In the absence of time-varying magnetic fields (so I'm talking about DC or
near-DC currents in a circuit, and negligible externally applied
time-varying magnetic fields), curl(E) = 0, which implies that the
round-trip path integral of E must be zero, no matter what path you take.
This is what the "Kirchhoff voltage law" says, but by giving it a name and
constantly referring to it, the student naturally thinks that somehow this
is a special law, which applies only to circuits, and can be applied only
for paths that follow circuit elements. No, integral(E.dl) = 0 is
completely general under DC conditions. The path need not follow circuit
elements -- it can wander outside the wires, though that may not often be
particularly useful. In intro E&M it is typical not to mention curl, but
that the round-trip integral of E is zero follows from the path
independence of this integral in the presence of stationary (or slowing
moving) point charges, whose field ultimately follows from Gauss's law
(differential or integral form).

As for the "KIrchhoff current law", that's just charge conservation in the
steady state, namely that charge into any region must equal charge out if
the charge of the region is not changing. (When you first close the switch,
there is a transient leading to the steady state, and during that very
brief time charges build up on the surfaces of various regions of the
circuit, and the "Kirchhoff current law" does not hold until the steady
state is established.)

The important point is that circuits are not a separate domain of physics
and in particular are not separate from electrostatics. It is a strong
violation of the physicist's search for unification to present circuits as
somehow a subject completely divorced from all other aspects of E&M and
subject to their own special laws.

A less serious issue is "Ohm's law". It is preferable to say that there are
(approximately) ohmic materials (in particular, if the temperature doesn't
change much), and there are definitely non-ohmic materials. "Ohm's law" is
just an approximate description of some but by no means all materials, and
referring to this in terms of a "law" is misleading.

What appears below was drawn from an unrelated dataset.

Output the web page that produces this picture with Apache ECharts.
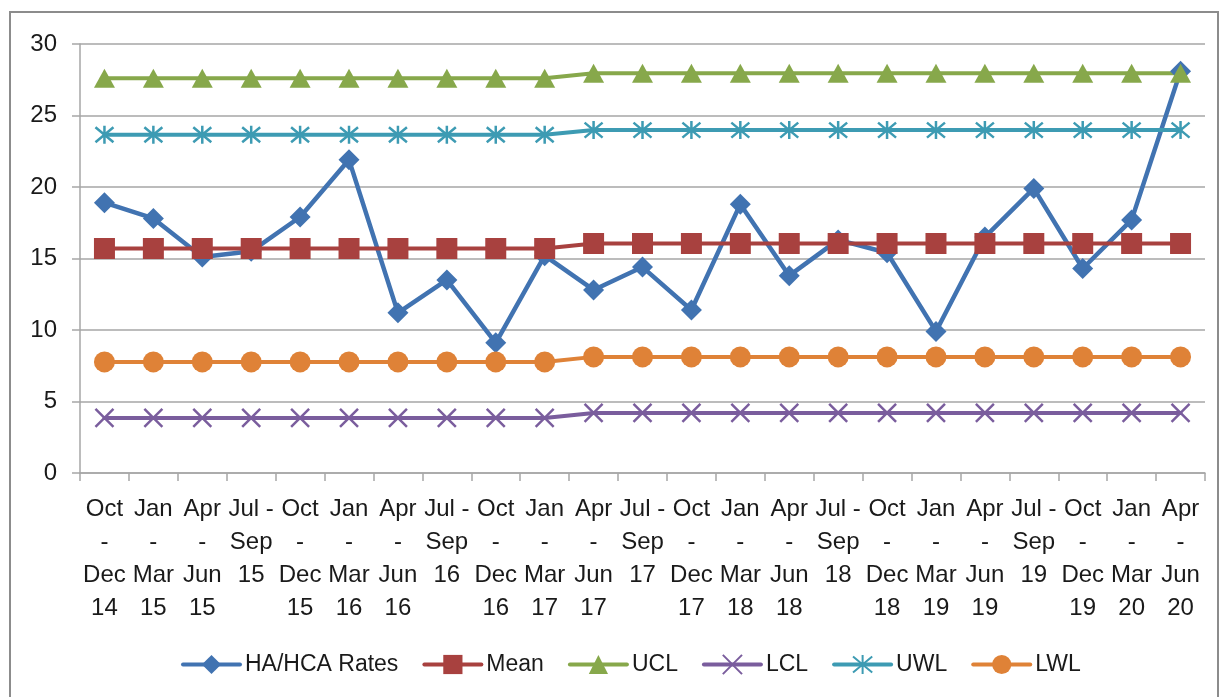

Moreover, the combination of Kirchhoff "laws" and Ohm's "law" may stimulate
students to confuse the two, since their real nature is obscured by calling
them laws. In particular, in the very simple circuit consisting of a
battery and an ohmic resistor, students can be quite confused as to the
status of V = IR, not being clear as to whether this is a statement of
"Kirchhoff's voltage law" or "Ohm's law". I think it's better to say that
because the round-trip integral of E is 0, and we can choose any path, and
we'll choose a path going through the battery, that we get Delta-V_batt +
Delta-V_res = 0. Then from the knowledge that the resistor is
(approximately) ohmic with resistance R, we have Delta-V_res = -RI (if our
path goes in the direction of the current), and that Delta-V_batt is
(approximately) equal to the battery's emf. We then conclude that (emf) +
(-RI) = 0. (I judge it to be important that we always write Delta-V, not V,
in these discussions.)

Finally, this detailed analysis leaves open the possibility of refining the
analysis to say Delta-V_res = emf - rI, where r is the internal resistance
of the battery, in which case we get emf - rI - RI = 0.

I know for certain that as a student, and for too many years thereafter, I
was quite confused by these matters.